Scenario	Naive Reward	Potential Shaping	BARFI (Task-aligned)
CartPole, well-aligned aux	Solved	Solved	Solved
CartPole, misaligned aux	Collapses (<10)	Fails	Solved (≈475)
MountainCar, velocity-only aux	Fails (≈0.6)	Fails	Solved
HalfCheetah, penalty misweight	Never learns	–	Recovers gait

These results demonstrate that standard RL or potential shaping may fail catastrophically when $r_{aux}$ is misaligned, whereas the task-aligned approach consistently produces high-performing solutions (Gupta et al., 2023). Computationally, bi-level optimization introduces only moderate overhead (10–20%) compared to vanilla policy-gradient algorithms.

Empirical validation extends to multi-agent domains (via PLM-driven goal decomposition (Li et al., 2023)), curriculum learning with causal filters (Li et al., 21 Mar 2025), offline continual RL with selective weight activation in quantized embedding spaces (Hu et al., 2024), and multi-task/transfer scenarios with contrastive language-policy alignment (Gautam et al., 1 Dec 2025).
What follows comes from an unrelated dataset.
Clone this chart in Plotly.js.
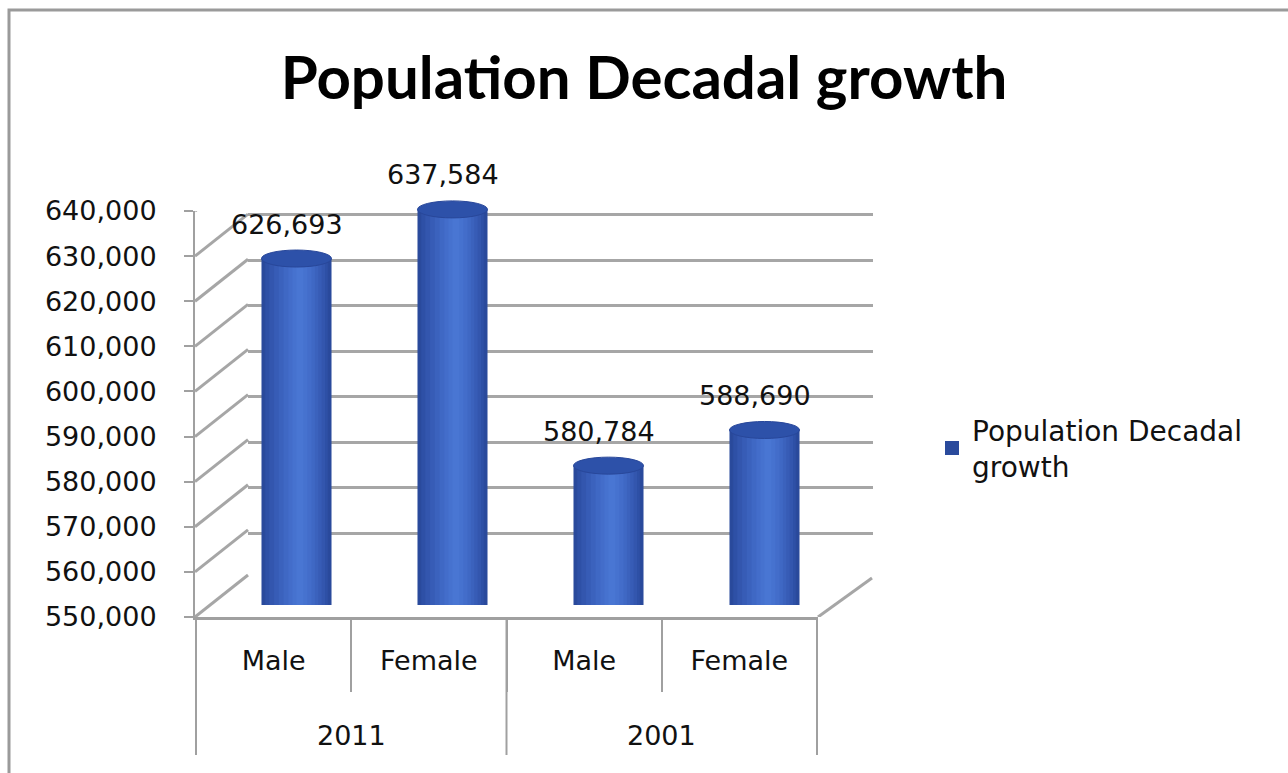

5. Extensions, Limitations, and Practical Considerations

Task-Aligned RL methodologies admit several immediate extensions:

Flexible reward and discount parameterization: Extension to richer reward parameterizations (e.g., deep net or attention-based, time-dependent discount, trajectory-level shaping) increases representational capacity and alignment fidelity (Gupta et al., 2023).
Integration with human feedback: Human-in-the-loop RLHF signals can be injected as auxiliary rewards $r_{aux}$ , with alignment mechanisms automatically determining optimal weighting (Gupta et al., 2023).
Multi-agent settings: Task-aligned reward optimization can be lifted to the multi-agent regime, where each agent’s reward is tuned via a cooperative or competitive higher-level objective (Gupta et al., 2023).
Imitation and IRL: Robust, task-aligned IRL (e.g., PAGAR) builds a candidate set of plausible rewards and pursues adversarial regret minimization, yielding transfer-robust, task-satisfying policies (Zhou et al., 2024).

However, bi-level optimization methods require careful tuning of regularization ( $\lambda_\gamma$ ), stabilization techniques for ill-conditioned Hessians, and discipline regarding the quality of auxiliary signals. Causal alignment demands an accurate causal diagram, and approximation errors may arise when this structure is only partially observable (Li et al., 21 Mar 2025). While scalable, bi-level frameworks incur a ≈1.2× compute cost versus baseline RL (Gupta et al., 2023).

6. Context and Significance within the RL Landscape

Task-Aligned RL marks a progressive departure from purely data-aligned, reward-shaping, or meta-learning approaches by treating task objective specification not as a static artifact but as a learnable, optimizable construct, subject to explicit alignment with designer intent, theoretical guarantees on transfer and bias correction, and robust empirical behaviors—even under misalignment, partial observability, or distributional shift (Gupta et al., 2023, Huang et al., 2023, Guo et al., 18 May 2025, Zhou et al., 2024, Li et al., 21 Mar 2025).

The formalism generalizes classical RL task definition via the tuple $(\Pi, r, \gamma, i)$ , decoupling environment, objective, and discount structure, and permitting direct control over task alignment via reward and discount adjustment (White, 2016). This approach lays the mathematical foundation for modular task transfer, robust curriculum learning, policy and value function generalization, and principled integration of heuristic or human signals, with rigorous characterization of when and how such signals can be relied upon (Gupta et al., 2023, Wu et al., 28 Aug 2025).

Task-Aligned RL is therefore a foundational methodological pillar for reliable, explainable, and scalable RL in settings where objectives are complex, latent, or only weakly specified, and where failure of alignment can have catastrophic implications for performance, safety, or sample efficiency.